REPUBLIKA.CO.ID, JAKARTA -- Jaksa Agung ST Burhanuddin mengatakan, pihaknya akan membedah lebih dari 5.000 transaksi keuangan untuk mengungkap kasus dugaan korupsi yang terjadi di PT Asuransi Jiwasraya. Burhanuddin mengatakan, Kejaksaan Agung tak mau terburu-buru menetapkan tersangka dalam kasus tersebut.
"Kita akan membedah bahwa ini ada transaksi-transaksi yang transaksinya melebihi dari 5.000 transaksi," ujar Burhanuddin di Jakarta, Rabu (8/1).
Burhanuddin mengatakan pembedahan itu dilakukan untuk mencari transaksi-transaksi mencurigakan yang dilakukan oleh perusahaan asuransi pelat merah itu. "(Dicari) mana transaksi bodong, mana transaksi digoreng, mana transaksi yang benar," katanya.
Dalam proses pembedahan transaksi tersebut, Kejaksaan Agung juga telah meminta bantuan kepada sejumlah instansi, yakni Badan Pemeriksa Keuangan (BPK), Otoritas Jasa Keuangan (OJK) dan Pusat Pelaporan dan Analisis Transaksi Keuangan (PPATK).
Lebih lanjut Burhanuddin mengatakan Kejaksaan Agung hingga saat ini belum menetapkan tersangka atas kasus Jiwasraya lantaran masih menunggu proses pembedahan 5.000 transaksi tersebut.
"Jadi kami bedah dulu yang transaksi yang lima ribu ini jangan sampai salah menetapkan tersangka.
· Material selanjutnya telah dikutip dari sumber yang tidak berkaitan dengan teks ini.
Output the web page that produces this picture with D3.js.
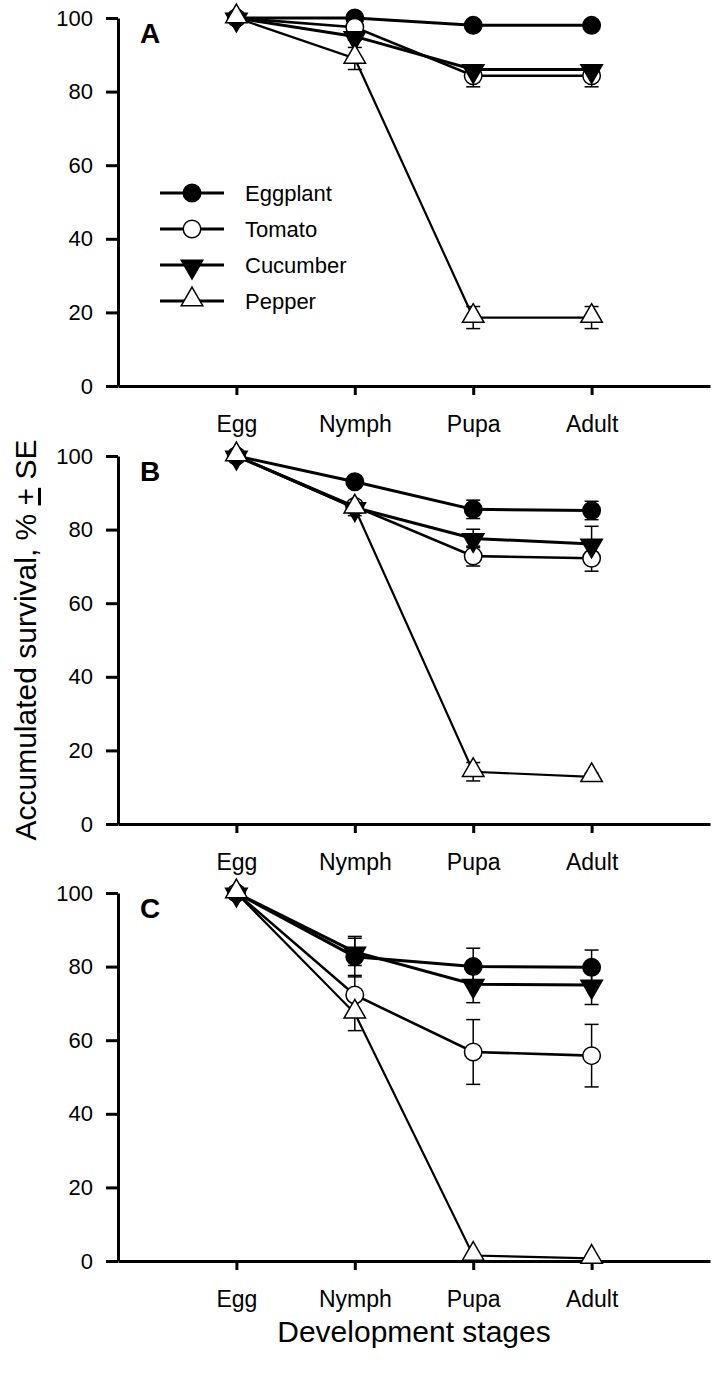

Kita tidak bisa melakukan hal dengan gegabah karena yang akibatnya tidak baik, jadi tolong kami dikasih waktu, nanti kami akan sampaikan," ujarnya.
Sebelumnya, Burhanuddin menemukan adanya dugaan korupsi di PT Jiwasraya. Jaksa Agung telah mengeluarkan Surat Perintah Penyidikan Kasus Jiwasraya dengan Nomor: Trim 33/F2/Fd2/12 tahun 2019 tertanggal 17 Desember 2019.
PT Asuransi Jiwasraya (Persero) telah banyak melakukan investasi pada aset-aset dengan risiko tinggi untuk mengejar keuntungan tinggi, diantaranya penempatan saham sebanyak 22,4 persen senilai Rp5,7 triliun dari aset finansial. Sejumlah 5 persen dana ditempatkan pada saham perusahaan dengan kinerja baik, sisanya 95 persen dana ditempatkan di saham yang berkinerja buruk. Selain itu, penempatan reksa dana sebanyak 59,1 persen senilai Rp14,9 triliun.
Sebanyak 2 persen dikelola oleh manajer investasi dengan kerja baik. Sementara 98 persen dikelola oleh manajer investasi dengan kinerja buruk. Akibatnya, PT Asuransi Jiwasraya sampai hingga Agustus 2019 menanggung potensi kerugian negara sebesar Rp13,7 triliun.